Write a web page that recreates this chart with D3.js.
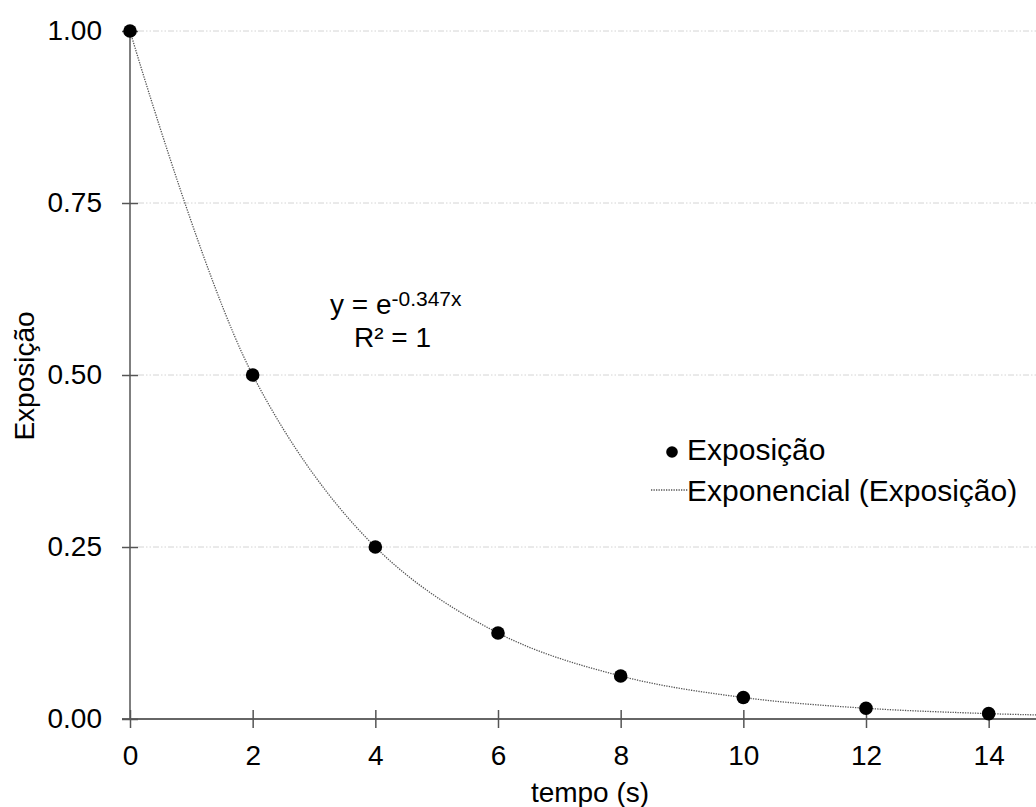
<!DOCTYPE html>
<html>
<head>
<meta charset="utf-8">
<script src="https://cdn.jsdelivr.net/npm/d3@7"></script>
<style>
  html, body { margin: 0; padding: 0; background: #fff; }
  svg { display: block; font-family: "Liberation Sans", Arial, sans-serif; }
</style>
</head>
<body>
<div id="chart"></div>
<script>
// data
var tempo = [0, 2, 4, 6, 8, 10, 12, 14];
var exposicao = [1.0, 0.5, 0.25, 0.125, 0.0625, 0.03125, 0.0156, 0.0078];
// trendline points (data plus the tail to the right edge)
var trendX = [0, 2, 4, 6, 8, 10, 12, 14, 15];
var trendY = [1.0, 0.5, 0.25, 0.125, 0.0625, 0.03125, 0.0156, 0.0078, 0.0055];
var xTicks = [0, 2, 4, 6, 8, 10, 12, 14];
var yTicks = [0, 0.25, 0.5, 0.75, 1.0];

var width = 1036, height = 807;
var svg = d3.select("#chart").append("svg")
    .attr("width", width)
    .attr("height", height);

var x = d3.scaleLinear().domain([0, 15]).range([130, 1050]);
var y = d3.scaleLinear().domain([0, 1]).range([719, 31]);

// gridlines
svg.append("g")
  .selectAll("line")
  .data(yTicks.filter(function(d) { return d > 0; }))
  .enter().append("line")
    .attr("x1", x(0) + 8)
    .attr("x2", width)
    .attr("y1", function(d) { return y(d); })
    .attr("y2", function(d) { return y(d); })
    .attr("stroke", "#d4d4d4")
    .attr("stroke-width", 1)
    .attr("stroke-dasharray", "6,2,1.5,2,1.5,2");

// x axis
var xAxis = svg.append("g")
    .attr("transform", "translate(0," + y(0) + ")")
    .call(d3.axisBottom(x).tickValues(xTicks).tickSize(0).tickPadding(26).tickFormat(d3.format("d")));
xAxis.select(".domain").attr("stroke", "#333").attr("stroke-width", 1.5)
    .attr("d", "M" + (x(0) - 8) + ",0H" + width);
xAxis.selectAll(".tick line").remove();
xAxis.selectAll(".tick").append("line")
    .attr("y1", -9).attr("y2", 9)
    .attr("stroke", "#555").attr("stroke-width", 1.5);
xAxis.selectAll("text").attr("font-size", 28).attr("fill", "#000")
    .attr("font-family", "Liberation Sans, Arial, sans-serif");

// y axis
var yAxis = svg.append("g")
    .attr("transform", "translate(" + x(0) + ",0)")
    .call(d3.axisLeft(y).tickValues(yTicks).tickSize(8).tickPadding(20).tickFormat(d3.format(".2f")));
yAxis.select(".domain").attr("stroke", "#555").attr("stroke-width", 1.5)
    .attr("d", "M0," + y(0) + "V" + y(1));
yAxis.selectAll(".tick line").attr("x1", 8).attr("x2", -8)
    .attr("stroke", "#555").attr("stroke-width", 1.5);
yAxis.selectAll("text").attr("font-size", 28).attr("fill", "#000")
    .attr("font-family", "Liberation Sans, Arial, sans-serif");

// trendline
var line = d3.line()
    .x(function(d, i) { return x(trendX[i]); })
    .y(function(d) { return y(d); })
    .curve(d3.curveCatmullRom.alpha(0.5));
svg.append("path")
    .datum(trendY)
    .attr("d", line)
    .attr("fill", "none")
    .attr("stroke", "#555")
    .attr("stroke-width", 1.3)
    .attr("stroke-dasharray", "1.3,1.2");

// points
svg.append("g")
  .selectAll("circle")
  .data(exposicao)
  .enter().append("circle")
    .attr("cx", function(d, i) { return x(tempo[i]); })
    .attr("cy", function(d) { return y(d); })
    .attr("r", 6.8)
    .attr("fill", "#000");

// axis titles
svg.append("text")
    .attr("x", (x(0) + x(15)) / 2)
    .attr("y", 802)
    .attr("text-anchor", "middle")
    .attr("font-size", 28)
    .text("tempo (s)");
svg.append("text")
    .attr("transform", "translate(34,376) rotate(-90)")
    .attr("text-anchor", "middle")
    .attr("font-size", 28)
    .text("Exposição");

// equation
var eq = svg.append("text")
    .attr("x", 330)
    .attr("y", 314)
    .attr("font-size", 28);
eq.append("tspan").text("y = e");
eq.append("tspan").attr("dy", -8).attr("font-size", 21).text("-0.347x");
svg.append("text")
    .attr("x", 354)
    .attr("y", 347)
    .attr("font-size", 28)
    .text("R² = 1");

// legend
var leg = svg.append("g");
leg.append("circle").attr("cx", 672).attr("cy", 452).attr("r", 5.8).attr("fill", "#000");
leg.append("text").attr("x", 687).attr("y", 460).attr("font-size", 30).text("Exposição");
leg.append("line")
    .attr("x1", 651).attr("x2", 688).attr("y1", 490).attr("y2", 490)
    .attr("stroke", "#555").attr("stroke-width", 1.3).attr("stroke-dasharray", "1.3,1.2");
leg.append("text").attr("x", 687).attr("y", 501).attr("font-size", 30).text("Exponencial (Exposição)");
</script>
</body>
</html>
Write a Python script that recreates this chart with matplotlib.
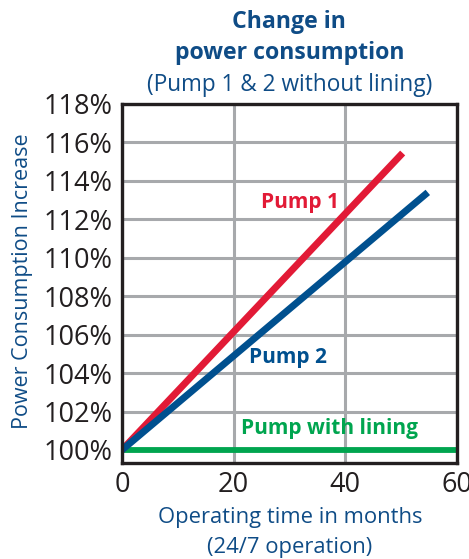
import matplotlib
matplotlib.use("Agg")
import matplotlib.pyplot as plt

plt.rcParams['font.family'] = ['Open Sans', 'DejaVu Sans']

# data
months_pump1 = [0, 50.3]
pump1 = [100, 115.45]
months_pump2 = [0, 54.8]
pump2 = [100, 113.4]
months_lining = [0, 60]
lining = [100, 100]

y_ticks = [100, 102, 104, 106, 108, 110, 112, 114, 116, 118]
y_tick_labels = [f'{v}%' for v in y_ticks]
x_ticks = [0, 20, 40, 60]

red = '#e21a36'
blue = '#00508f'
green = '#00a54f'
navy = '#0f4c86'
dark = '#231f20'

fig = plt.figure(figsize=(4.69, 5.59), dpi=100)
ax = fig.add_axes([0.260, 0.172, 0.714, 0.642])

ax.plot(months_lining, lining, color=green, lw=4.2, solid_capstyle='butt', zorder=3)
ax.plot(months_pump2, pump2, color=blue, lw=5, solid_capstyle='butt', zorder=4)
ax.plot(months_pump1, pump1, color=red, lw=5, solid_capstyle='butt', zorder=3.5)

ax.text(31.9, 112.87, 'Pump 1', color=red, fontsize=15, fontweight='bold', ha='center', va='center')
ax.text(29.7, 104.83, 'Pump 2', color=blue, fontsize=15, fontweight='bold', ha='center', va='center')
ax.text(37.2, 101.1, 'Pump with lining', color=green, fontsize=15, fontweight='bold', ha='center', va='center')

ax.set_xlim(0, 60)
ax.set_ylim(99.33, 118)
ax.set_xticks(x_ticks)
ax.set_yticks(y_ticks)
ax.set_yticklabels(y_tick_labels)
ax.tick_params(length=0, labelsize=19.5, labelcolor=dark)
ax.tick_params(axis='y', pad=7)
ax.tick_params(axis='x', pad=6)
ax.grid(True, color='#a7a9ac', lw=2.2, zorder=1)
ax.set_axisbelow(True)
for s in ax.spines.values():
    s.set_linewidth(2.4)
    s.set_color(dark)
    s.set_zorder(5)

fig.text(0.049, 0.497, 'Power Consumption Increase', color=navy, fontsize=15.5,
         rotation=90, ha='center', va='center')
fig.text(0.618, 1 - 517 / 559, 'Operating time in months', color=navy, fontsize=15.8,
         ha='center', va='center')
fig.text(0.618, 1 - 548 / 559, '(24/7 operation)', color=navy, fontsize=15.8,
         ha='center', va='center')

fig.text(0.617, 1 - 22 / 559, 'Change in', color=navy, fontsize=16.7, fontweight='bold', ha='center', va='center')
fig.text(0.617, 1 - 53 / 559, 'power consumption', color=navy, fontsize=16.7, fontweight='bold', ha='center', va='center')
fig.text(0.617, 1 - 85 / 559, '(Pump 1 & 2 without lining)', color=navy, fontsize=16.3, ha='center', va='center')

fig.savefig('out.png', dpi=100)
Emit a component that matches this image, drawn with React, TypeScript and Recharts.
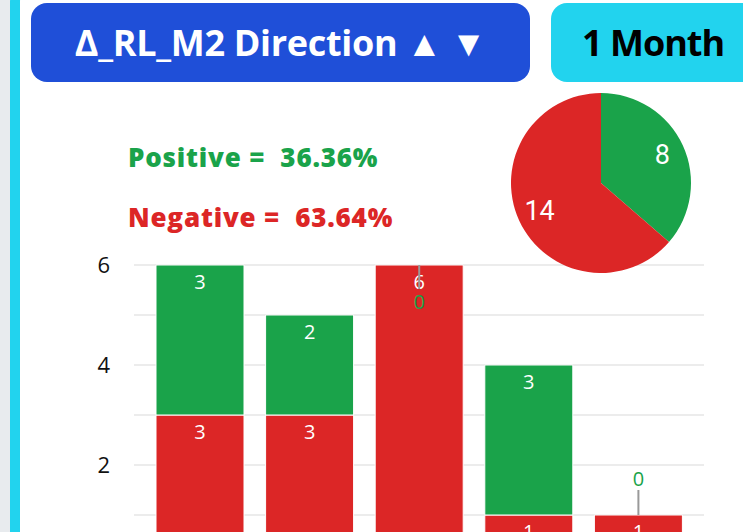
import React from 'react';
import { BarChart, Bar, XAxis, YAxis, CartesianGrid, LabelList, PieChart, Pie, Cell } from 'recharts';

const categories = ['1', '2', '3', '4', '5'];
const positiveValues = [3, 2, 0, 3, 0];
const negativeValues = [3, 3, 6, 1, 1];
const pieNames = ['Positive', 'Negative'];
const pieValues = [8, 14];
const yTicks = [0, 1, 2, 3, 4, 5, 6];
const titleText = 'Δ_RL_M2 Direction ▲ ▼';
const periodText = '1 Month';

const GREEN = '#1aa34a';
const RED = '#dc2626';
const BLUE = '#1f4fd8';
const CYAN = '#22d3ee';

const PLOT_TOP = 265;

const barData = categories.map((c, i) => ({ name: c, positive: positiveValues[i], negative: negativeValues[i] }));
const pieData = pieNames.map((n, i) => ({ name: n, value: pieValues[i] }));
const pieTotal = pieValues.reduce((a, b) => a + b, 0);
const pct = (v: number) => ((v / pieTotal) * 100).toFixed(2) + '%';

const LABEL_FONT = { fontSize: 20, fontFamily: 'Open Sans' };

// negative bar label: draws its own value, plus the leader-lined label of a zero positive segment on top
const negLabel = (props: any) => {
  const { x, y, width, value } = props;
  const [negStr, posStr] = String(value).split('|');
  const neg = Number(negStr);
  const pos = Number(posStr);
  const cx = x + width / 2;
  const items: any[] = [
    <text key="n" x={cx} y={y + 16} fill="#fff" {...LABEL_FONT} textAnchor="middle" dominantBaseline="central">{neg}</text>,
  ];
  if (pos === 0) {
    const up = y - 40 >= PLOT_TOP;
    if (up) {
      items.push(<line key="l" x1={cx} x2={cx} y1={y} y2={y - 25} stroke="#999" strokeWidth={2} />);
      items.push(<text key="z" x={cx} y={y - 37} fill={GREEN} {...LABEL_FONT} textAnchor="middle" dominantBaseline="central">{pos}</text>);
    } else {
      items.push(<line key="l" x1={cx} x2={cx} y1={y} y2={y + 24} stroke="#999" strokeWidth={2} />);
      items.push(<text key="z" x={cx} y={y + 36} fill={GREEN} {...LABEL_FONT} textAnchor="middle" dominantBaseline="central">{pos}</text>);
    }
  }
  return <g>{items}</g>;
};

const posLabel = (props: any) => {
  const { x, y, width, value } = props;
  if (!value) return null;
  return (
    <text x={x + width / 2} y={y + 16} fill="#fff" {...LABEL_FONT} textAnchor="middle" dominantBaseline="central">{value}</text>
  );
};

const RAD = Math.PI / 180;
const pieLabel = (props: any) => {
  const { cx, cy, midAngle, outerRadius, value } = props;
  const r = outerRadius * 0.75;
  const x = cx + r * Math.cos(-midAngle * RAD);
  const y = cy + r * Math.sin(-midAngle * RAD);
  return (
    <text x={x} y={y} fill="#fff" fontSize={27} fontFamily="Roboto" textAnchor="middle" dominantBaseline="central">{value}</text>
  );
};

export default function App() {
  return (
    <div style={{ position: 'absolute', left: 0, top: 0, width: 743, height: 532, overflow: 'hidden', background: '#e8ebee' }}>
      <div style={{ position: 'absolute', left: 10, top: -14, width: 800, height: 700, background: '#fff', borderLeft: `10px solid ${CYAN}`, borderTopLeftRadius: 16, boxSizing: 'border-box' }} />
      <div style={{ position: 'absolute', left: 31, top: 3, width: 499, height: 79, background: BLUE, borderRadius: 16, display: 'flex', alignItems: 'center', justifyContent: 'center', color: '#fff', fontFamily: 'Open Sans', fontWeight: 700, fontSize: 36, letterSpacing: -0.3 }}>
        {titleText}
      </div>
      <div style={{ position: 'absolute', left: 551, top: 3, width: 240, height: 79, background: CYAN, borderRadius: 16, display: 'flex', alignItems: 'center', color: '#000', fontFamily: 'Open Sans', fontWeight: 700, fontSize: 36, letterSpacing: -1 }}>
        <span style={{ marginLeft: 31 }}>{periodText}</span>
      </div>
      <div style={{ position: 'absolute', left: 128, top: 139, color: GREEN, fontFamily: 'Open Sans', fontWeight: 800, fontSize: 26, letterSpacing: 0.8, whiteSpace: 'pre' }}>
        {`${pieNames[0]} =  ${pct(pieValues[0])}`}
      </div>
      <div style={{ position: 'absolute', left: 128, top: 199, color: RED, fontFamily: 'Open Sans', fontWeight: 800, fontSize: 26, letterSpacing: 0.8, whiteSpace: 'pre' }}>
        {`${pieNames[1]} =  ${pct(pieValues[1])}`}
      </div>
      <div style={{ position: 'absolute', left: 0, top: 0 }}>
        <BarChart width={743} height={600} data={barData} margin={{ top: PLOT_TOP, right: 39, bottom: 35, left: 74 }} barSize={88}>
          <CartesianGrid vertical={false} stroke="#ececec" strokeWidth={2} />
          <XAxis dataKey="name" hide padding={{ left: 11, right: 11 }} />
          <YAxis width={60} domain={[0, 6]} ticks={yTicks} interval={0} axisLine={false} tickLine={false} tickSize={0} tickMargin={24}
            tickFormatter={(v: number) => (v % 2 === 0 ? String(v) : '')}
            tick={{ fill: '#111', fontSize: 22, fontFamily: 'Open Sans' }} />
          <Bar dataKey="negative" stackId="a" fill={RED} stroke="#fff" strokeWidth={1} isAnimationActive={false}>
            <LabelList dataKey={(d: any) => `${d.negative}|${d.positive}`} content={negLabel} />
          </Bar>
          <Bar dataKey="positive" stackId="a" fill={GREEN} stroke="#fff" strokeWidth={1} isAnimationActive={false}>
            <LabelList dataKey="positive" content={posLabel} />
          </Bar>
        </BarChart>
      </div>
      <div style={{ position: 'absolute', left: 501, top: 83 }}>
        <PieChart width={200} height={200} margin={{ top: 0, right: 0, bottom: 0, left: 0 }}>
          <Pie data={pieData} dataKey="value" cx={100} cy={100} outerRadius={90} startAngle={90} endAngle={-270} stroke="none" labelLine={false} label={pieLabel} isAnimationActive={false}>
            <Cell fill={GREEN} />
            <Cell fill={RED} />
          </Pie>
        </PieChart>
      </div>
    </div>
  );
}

+-------+

Omit every picture, and please return the entries exactly from the first line through the line with "var yTicks = [0, 0.25, 0.5, 0.75, 1.0];", both included.

RESPONSE BELOW:
Write a web page that recreates this chart with D3.js.
<!DOCTYPE html>
<html>
<head>
<meta charset="utf-8">
<script src="https://cdn.jsdelivr.net/npm/d3@7"></script>
<style>
  html, body { margin: 0; padding: 0; background: #fff; }
  svg { display: block; font-family: "Liberation Sans", Arial, sans-serif; }
</style>
</head>
<body>
<div id="chart"></div>
<script>
// data
var tempo = [0, 2, 4, 6, 8, 10, 12, 14];
var exposicao = [1.0, 0.5, 0.25, 0.125, 0.0625, 0.03125, 0.0156, 0.0078];
// trendline points (data plus the tail to the right edge)
var trendX = [0, 2, 4, 6, 8, 10, 12, 14, 15];
var trendY = [1.0, 0.5, 0.25, 0.125, 0.0625, 0.03125, 0.0156, 0.0078, 0.0055];
var xTicks = [0, 2, 4, 6, 8, 10, 12, 14];
var yTicks = [0, 0.25, 0.5, 0.75, 1.0];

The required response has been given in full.